**** RAW DATA

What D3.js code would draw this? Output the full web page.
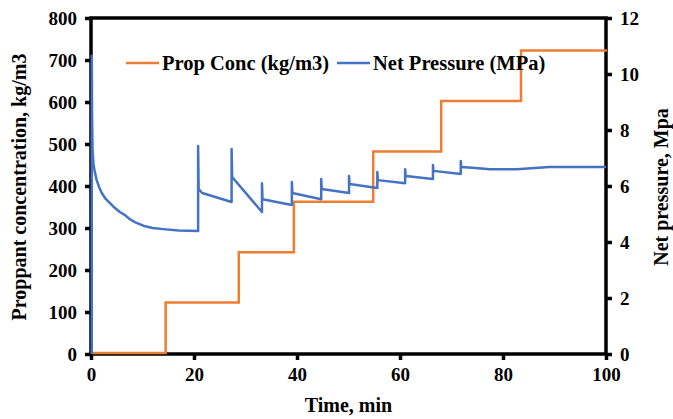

********
**** RAW DATA

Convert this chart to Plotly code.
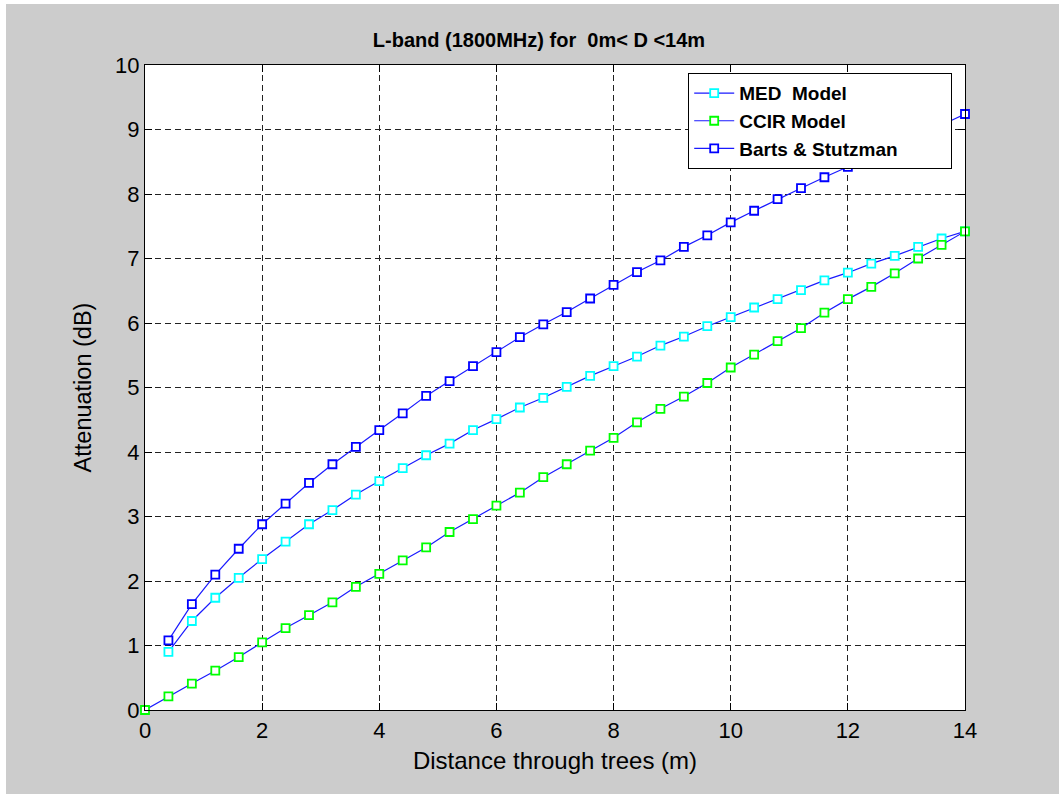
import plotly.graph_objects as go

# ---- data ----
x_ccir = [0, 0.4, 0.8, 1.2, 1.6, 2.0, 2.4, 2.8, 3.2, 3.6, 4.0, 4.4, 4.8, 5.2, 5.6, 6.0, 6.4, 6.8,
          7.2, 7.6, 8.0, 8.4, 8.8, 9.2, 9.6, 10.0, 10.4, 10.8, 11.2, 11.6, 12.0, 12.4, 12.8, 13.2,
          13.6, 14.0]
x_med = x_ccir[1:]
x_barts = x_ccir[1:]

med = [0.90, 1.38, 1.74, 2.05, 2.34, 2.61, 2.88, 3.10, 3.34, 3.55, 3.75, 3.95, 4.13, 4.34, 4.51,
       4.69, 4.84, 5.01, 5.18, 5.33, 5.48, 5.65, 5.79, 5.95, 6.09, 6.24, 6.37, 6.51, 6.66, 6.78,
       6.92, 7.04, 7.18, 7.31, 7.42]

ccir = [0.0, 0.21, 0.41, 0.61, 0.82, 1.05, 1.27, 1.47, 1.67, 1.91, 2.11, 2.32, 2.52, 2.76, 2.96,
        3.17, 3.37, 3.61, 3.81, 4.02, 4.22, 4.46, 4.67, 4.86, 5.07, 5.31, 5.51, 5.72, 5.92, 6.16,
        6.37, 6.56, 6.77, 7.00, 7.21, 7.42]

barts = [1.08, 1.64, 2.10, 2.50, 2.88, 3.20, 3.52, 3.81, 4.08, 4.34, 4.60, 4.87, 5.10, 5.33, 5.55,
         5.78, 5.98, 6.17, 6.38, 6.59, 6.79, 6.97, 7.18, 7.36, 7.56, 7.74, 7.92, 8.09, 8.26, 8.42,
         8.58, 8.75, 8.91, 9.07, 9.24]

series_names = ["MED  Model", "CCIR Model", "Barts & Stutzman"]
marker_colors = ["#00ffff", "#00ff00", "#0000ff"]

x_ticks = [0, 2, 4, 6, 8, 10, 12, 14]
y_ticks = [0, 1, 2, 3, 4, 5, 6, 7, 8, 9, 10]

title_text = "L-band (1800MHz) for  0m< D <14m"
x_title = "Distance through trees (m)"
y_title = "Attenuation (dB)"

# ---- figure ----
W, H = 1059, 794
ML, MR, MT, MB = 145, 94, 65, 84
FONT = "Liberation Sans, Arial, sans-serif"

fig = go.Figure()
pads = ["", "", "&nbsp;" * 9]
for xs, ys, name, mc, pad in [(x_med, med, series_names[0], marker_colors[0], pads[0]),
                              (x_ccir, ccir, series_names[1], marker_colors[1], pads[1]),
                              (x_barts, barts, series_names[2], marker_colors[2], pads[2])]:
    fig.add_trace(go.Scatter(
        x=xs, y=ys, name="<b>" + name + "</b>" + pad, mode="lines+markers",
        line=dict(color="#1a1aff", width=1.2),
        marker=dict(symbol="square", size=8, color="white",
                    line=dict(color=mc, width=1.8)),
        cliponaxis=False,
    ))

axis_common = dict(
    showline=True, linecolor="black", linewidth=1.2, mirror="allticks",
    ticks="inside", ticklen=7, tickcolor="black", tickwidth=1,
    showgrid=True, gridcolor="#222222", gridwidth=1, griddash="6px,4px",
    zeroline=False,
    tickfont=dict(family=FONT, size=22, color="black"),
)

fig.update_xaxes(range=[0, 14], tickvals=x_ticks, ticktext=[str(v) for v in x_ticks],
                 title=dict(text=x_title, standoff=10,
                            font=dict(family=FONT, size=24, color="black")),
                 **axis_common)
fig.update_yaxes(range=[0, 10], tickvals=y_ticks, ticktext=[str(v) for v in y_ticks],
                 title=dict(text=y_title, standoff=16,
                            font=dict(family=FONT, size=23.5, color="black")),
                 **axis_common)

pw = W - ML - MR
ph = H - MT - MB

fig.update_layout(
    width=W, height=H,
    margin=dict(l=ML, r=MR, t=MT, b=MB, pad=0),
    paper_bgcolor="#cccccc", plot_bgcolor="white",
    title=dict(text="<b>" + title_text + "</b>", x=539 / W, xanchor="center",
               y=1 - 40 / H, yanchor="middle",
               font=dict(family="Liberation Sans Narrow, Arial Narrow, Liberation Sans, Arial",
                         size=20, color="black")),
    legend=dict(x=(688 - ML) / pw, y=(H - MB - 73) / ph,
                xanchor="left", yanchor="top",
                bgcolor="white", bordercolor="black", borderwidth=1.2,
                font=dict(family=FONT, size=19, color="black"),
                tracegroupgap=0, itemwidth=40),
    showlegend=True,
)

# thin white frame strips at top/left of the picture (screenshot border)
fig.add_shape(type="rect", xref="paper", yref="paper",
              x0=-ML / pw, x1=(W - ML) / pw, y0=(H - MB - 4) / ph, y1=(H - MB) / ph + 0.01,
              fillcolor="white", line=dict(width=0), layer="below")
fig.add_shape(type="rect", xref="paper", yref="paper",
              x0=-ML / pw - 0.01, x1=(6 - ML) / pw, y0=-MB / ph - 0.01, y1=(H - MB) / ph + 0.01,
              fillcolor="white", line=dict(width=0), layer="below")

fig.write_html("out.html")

********

# TASK DETAILS
Your task is to retype exactly the lines from the one containing "Convert this chart to Plotly code." through the one containing "import plotly.graph_objects as go", leaving every picture out.

# ANSWER TO THIS PROBLEM
Convert this chart to Plotly code.
import plotly.graph_objects as go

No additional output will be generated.